Perhaps if you blink, or are skimming in the hope of finding some meditational technique you can practice, you will miss it, but the story makes it clear that the Buddha ‘abandoned all traditional religions and their methods.’  Later, he somehow discovered what he had been looking for all along, and this discovery was called his ‘enlightenment’. There is nothing here about meditational practices, mindfulness, rituals, pilgrimage, austerities, just sitting, the Dalai Lama, Richard Gere, or organising your thinking according to some doctrine or the other. The Buddha had abandoned any and all such options in order to find the truth for himself.  This is what we all will have to do if we want to find the truth for ourselves.
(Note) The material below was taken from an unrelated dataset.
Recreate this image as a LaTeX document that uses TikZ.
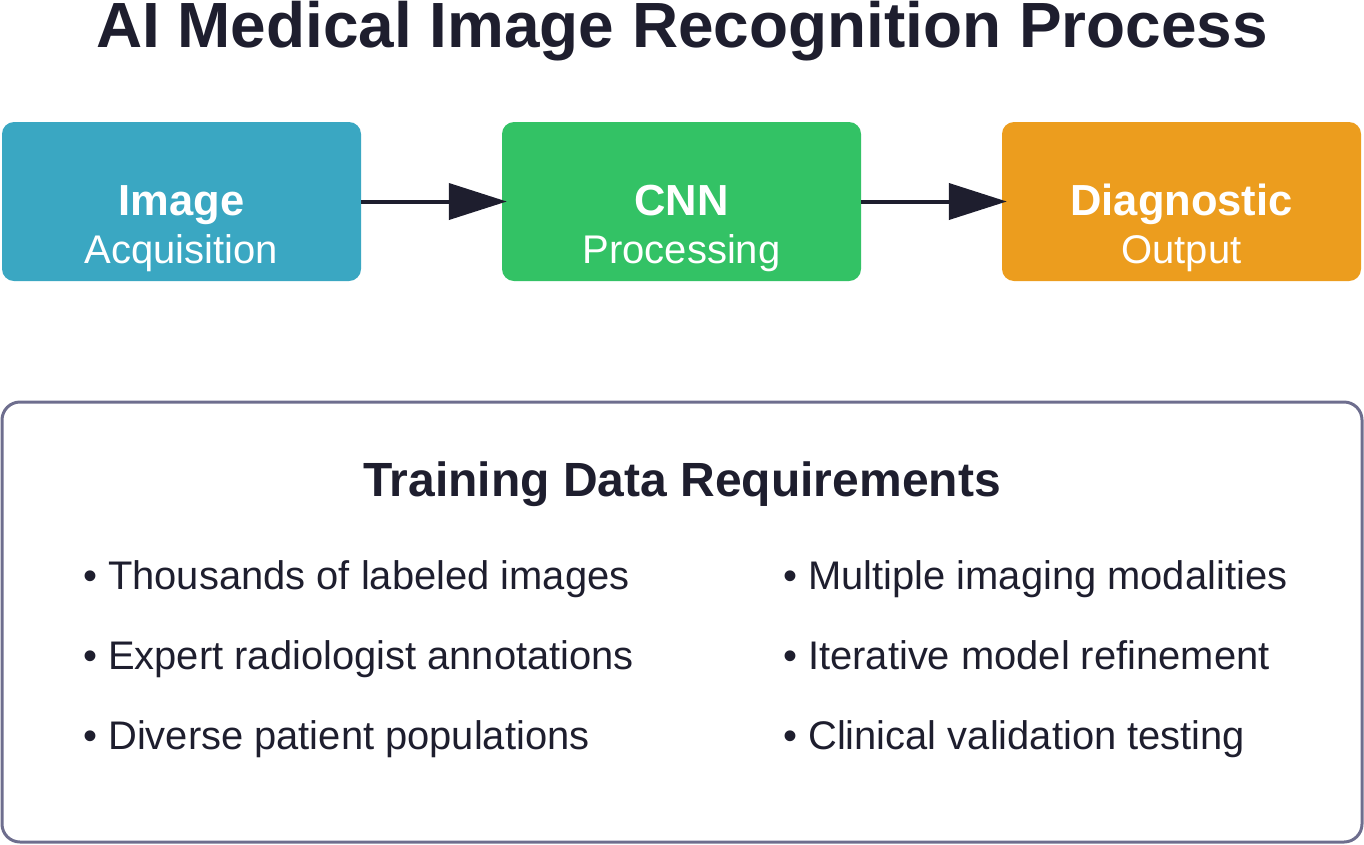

There really is no other way, unless you want to find someone else’s idea of the truth, which is clearly what many ordinary Buddhist believers would prefer to do.
 
And if you read on in Rahula’s book, you will see that he introduces, in the very next chapter,  a series of Buddhist religious doctrines – almost identical to the ones the Buddha was supposed to have abandoned – for people to believe in, and become members of just another faith-based religion. The Buddha’s example is just not exciting enough for ordinary Buddhists: they want religion.